**THE PROBLEM**. Reproduce the listing word for word. Skip any image.

**RECORDED INFORMATION**.
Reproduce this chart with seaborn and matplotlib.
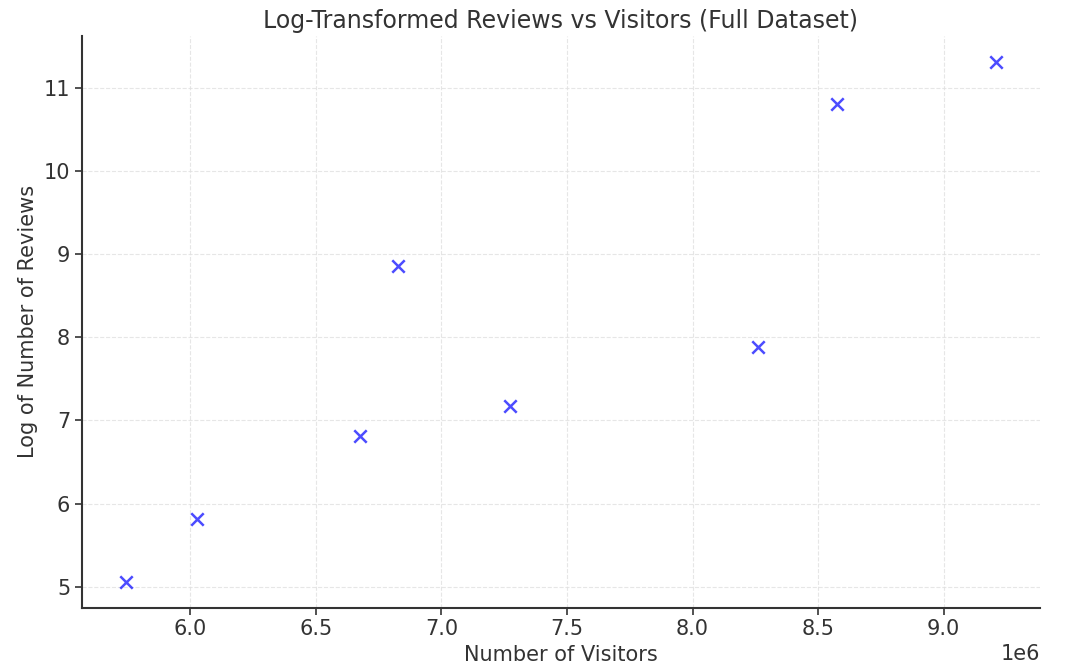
import matplotlib
matplotlib.use("Agg")
import matplotlib.pyplot as plt
import seaborn as sns
import pandas as pd

# Visitors per site and the natural log of its review count
visitors = [5.742e6, 6.026e6, 6.674e6, 6.827e6, 7.272e6, 8.259e6, 8.577e6, 9.21e6]
log_reviews = [5.06, 5.815, 6.81, 8.852, 7.167, 7.885, 10.81, 11.31]

df = pd.DataFrame({"Number of Visitors": visitors, "Log of Number of Reviews": log_reviews})

sns.set_style("white")
plt.rcParams["font.family"] = ["DejaVu Sans"]
text_color = "#333333"
plt.rcParams.update({
    "text.color": text_color,
    "axes.labelcolor": text_color,
    "xtick.color": text_color,
    "ytick.color": text_color,
})

fig, ax = plt.subplots(figsize=(10.71, 6.65), dpi=100)
fig.subplots_adjust(left=0.0766, right=0.971, bottom=0.0862, top=0.9459)

sns.scatterplot(data=df, x="Number of Visitors", y="Log of Number of Reviews",
                marker="x", color="blue", alpha=0.7, s=80, linewidth=1.8, ax=ax)

ax.set_title("Log-Transformed Reviews vs Visitors (Full Dataset)", fontsize=17, color=text_color)
ax.set_xlabel("Number of Visitors", fontsize=15)
ax.set_ylabel("Log of Number of Reviews", fontsize=15)
ax.tick_params(axis="both", labelsize=15, length=5, width=1.2, bottom=True, left=True)

ax.grid(True, linestyle="--", color="#e0e0e0", linewidth=0.8, alpha=0.8)
sns.despine(ax=ax)
for side in ("left", "bottom"):
    ax.spines[side].set_color("#333333")
    ax.spines[side].set_linewidth(1.5)
ax.xaxis.get_offset_text().set_fontsize(15)

fig.savefig("out.png", dpi=100)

**OUTPUT OF THE EXERCISE**.
Reproduce this chart with seaborn and matplotlib.
import matplotlib
matplotlib.use("Agg")
import matplotlib.pyplot as plt
import seaborn as sns
import pandas as pd

# Visitors per site and the natural log of its review count
visitors = [5.742e6, 6.026e6, 6.674e6, 6.827e6, 7.272e6, 8.259e6, 8.577e6, 9.21e6]
log_reviews = [5.06, 5.815, 6.81, 8.852, 7.167, 7.885, 10.81, 11.31]

df = pd.DataFrame({"Number of Visitors": visitors, "Log of Number of Reviews": log_reviews})

sns.set_style("white")
plt.rcParams["font.family"] = ["DejaVu Sans"]
text_color = "#333333"
plt.rcParams.update({
    "text.color": text_color,
    "axes.labelcolor": text_color,
    "xtick.color": text_color,
    "ytick.color": text_color,
})

fig, ax = plt.subplots(figsize=(10.71, 6.65), dpi=100)
fig.subplots_adjust(left=0.0766, right=0.971, bottom=0.0862, top=0.9459)

sns.scatterplot(data=df, x="Number of Visitors", y="Log of Number of Reviews",
                marker="x", color="blue", alpha=0.7, s=80, linewidth=1.8, ax=ax)

ax.set_title("Log-Transformed Reviews vs Visitors (Full Dataset)", fontsize=17, color=text_color)
ax.set_xlabel("Number of Visitors", fontsize=15)
ax.set_ylabel("Log of Number of Reviews", fontsize=15)
ax.tick_params(axis="both", labelsize=15, length=5, width=1.2, bottom=True, left=True)

ax.grid(True, linestyle="--", color="#e0e0e0", linewidth=0.8, alpha=0.8)
sns.despine(ax=ax)
for side in ("left", "bottom"):
    ax.spines[side].set_color("#333333")
    ax.spines[side].set_linewidth(1.5)
ax.xaxis.get_offset_text().set_fontsize(15)

fig.savefig("out.png", dpi=100)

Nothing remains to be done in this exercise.